* Begin DATA IN THIS EXERCISE *

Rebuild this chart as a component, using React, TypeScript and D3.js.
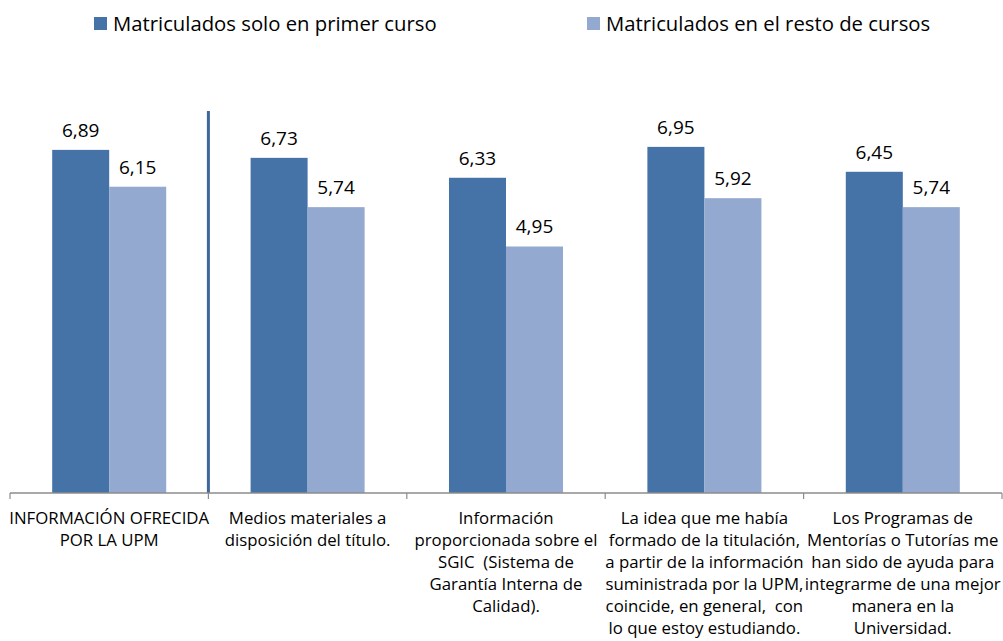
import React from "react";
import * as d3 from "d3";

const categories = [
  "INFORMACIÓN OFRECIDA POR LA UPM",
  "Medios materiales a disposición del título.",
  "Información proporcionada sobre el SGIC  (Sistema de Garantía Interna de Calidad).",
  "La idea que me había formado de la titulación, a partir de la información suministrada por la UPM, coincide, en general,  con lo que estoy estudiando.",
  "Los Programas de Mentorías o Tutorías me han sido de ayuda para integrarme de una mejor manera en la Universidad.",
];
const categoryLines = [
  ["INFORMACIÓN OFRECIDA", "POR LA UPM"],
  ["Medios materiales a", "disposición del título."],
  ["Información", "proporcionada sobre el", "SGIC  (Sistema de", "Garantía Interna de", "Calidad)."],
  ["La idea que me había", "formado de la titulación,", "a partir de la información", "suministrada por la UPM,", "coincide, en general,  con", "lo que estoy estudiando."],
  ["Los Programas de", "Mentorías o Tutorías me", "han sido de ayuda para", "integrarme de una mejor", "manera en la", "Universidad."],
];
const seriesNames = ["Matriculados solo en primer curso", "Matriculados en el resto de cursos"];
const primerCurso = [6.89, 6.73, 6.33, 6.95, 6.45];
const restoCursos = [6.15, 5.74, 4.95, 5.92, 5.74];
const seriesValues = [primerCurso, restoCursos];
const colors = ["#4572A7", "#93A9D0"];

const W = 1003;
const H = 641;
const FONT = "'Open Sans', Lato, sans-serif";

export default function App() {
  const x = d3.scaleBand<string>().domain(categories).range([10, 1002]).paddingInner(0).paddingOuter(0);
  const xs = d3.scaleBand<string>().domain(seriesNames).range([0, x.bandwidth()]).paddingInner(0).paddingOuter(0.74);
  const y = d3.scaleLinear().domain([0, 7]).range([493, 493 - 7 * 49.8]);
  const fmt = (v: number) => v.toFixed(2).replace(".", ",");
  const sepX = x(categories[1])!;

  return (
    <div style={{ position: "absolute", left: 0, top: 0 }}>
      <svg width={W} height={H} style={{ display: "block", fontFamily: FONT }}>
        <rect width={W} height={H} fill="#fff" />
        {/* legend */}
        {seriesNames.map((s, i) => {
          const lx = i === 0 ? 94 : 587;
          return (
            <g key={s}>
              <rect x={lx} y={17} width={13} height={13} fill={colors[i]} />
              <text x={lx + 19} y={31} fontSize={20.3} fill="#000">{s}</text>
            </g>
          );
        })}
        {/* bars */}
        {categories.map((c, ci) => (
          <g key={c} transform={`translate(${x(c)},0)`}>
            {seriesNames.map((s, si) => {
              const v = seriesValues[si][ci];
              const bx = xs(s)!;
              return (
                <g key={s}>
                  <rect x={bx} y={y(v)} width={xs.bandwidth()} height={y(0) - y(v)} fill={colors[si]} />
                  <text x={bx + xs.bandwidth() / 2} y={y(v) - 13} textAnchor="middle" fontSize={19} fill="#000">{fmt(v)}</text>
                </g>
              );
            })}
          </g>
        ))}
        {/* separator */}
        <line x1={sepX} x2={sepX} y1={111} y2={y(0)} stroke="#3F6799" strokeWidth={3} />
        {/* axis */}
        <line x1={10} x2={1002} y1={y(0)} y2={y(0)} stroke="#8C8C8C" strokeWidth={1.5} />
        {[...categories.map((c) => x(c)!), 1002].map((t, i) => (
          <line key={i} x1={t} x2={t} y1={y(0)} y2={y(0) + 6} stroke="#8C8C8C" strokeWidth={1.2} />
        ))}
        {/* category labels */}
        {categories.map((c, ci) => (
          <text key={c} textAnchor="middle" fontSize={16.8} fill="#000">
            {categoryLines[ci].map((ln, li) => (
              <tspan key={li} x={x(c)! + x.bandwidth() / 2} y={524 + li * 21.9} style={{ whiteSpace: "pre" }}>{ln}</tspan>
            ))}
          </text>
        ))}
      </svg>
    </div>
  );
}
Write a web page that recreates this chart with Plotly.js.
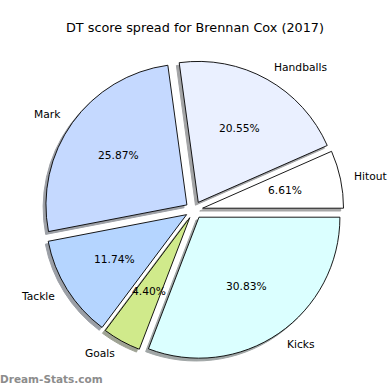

* End DATA IN THIS EXERCISE *

TASK:
Begin at the top of the records above and retype each line exactly until the line containing "import * as", which is included. Skip all pictures.

OUTPUT OF THE TASK:
Rebuild this chart as a component, using React, TypeScript and D3.js.
import React from "react";
import * as d3 from "d3";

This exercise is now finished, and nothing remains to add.